Chinese leaders realized that special economic zones could work very well in leading economic development and looked to Ireland for inspiration.

In 1980, Jiang Zemin, who became China’s president from 1993 to 2003, was among a group of Chinese officials who embarked on a world tour to see how special economic zones worked elsewhere.

The delegation was introduced to the world’s first duty-free shop and a special zone based on low tax and free trade.

The Chinese government subsequently opened four special economic zones in 1980 based on the Shannon model. These became a major driving force for China’s economy, allowing private investment to flow into the country and allowing for a huge transfer of skills and technology to take place.

Shannon’s close ties with China and the town’s penchant for practical solutions to problems were further illustrated when President Xi Jinping, then vice-president, led a delegation of about 150 Chinese business executives on a visit there in 2012.

During Xi’s three-day visit, he attended a traditional banquet at Bunratty Castle, a few kilometers from Shannon.

Its links with China deepened further when Premier Li Keqiang arrived in Shannon for a two-day visit to Ireland before his Latin America trip in 2015.

Kevin Thompstone, former president of Shannon Chamber of Commerce, said: “For a lot of Irish, it’s hard to understand (why Chinese leaders enjoy visiting Shannon), but it is almost a spiritual connection.”

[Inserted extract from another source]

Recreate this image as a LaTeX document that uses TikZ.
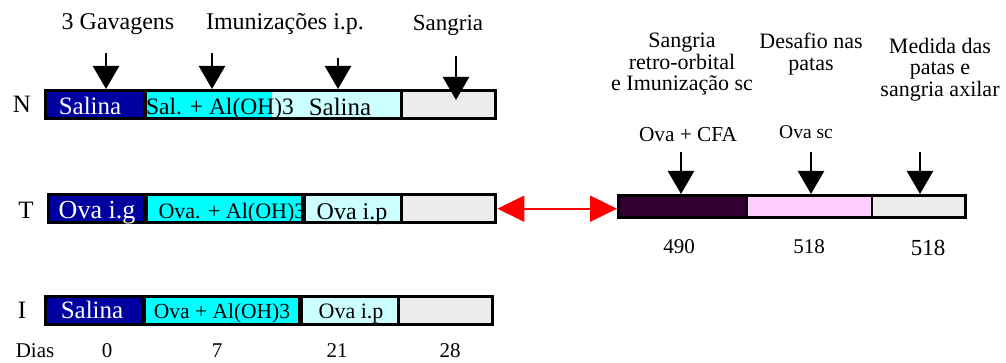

Thompstone said the history of visits paved the way for more in the future.

Patrick Edmond, Shannon group strategy director and managing director of the International Aviation Services Centre at Shannon Airport Authority, said Chinese leaders’ visits are not only based on historical elements, but also can be viewed as recognition of where some of the ideas used by China came from.

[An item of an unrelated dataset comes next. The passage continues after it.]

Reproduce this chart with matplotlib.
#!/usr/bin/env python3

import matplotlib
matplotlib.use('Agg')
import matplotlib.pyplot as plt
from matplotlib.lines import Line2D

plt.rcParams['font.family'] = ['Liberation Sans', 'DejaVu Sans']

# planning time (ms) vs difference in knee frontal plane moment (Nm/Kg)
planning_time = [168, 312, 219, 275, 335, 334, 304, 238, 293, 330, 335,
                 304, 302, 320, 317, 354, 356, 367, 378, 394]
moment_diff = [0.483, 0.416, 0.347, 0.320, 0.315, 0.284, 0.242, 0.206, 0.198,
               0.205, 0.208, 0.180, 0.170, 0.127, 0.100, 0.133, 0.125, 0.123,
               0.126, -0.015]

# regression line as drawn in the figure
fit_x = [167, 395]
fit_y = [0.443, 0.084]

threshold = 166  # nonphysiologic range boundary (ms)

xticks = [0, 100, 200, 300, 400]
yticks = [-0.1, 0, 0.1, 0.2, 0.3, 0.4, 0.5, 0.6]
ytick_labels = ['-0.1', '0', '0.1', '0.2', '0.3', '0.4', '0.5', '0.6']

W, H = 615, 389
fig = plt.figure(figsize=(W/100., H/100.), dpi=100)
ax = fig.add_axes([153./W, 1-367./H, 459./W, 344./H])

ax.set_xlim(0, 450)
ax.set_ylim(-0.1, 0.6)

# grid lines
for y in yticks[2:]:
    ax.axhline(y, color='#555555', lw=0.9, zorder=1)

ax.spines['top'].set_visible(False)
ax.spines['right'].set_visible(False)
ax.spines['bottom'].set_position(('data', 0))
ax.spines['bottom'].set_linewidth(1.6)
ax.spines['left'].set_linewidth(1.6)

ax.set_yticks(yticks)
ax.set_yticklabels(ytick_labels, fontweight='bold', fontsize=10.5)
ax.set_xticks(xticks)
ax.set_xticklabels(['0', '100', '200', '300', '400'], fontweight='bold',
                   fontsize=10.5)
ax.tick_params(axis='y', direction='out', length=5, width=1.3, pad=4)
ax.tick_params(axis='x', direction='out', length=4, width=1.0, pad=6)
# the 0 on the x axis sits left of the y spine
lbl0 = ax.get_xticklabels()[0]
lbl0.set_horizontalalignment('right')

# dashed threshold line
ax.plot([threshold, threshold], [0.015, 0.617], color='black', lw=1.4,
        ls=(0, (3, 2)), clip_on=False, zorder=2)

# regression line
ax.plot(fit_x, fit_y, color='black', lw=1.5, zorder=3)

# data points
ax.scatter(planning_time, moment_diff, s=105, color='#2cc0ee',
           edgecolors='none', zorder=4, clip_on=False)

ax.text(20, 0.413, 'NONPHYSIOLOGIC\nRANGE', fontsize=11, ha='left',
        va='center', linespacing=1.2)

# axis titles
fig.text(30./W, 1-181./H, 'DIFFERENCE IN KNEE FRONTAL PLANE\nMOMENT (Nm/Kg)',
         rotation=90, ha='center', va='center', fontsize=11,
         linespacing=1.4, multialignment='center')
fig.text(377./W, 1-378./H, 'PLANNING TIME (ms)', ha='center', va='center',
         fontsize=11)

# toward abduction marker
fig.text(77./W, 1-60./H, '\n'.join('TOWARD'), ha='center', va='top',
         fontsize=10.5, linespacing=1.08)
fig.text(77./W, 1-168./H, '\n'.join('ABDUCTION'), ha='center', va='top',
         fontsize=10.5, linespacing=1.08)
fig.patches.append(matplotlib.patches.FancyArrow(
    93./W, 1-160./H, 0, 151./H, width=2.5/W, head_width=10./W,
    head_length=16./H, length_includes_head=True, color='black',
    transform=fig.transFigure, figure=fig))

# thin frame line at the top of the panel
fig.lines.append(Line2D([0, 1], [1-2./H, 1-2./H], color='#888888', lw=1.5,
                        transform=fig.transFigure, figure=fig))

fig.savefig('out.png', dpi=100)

Edmond, who recently visited Shenzhen, China’s first special economic zone, said: “I remember being in Shenzhen in the mid-1990s, and it was a different universe.”

He was stunned by the way China had developed its economic zones since the early days, and the way in which they have been a really good tool for opening up creativity and the potential.

He said Shannon’s geographic position and that fact that it is an interesting gateway make it noteworthy to Chinese leaders.

Shannon was the first airport in the world, outside of the Americas, to offer US preclearance facilities to passengers traveling to the United States. The service allows US-bound passengers to undertake all immigration and customs checks at Shannon, prior to departure.

Enda McLoughlin, mid-west regional manager at Ireland’s International Investment and Development Agency, said: “Shannon is a magnet for attraction as there is a great sense of growth and tangible opportunities, which mirrors the developing experiences in China.”

The region has a very high density of a broad range of multinational companies, he added.

McLoughlin said: “The Chinese leaders are also attracted by the high levels of collaboration between the local government, universities, and industries for which they all promote innovation and the development of the region from an economic and social perspective.”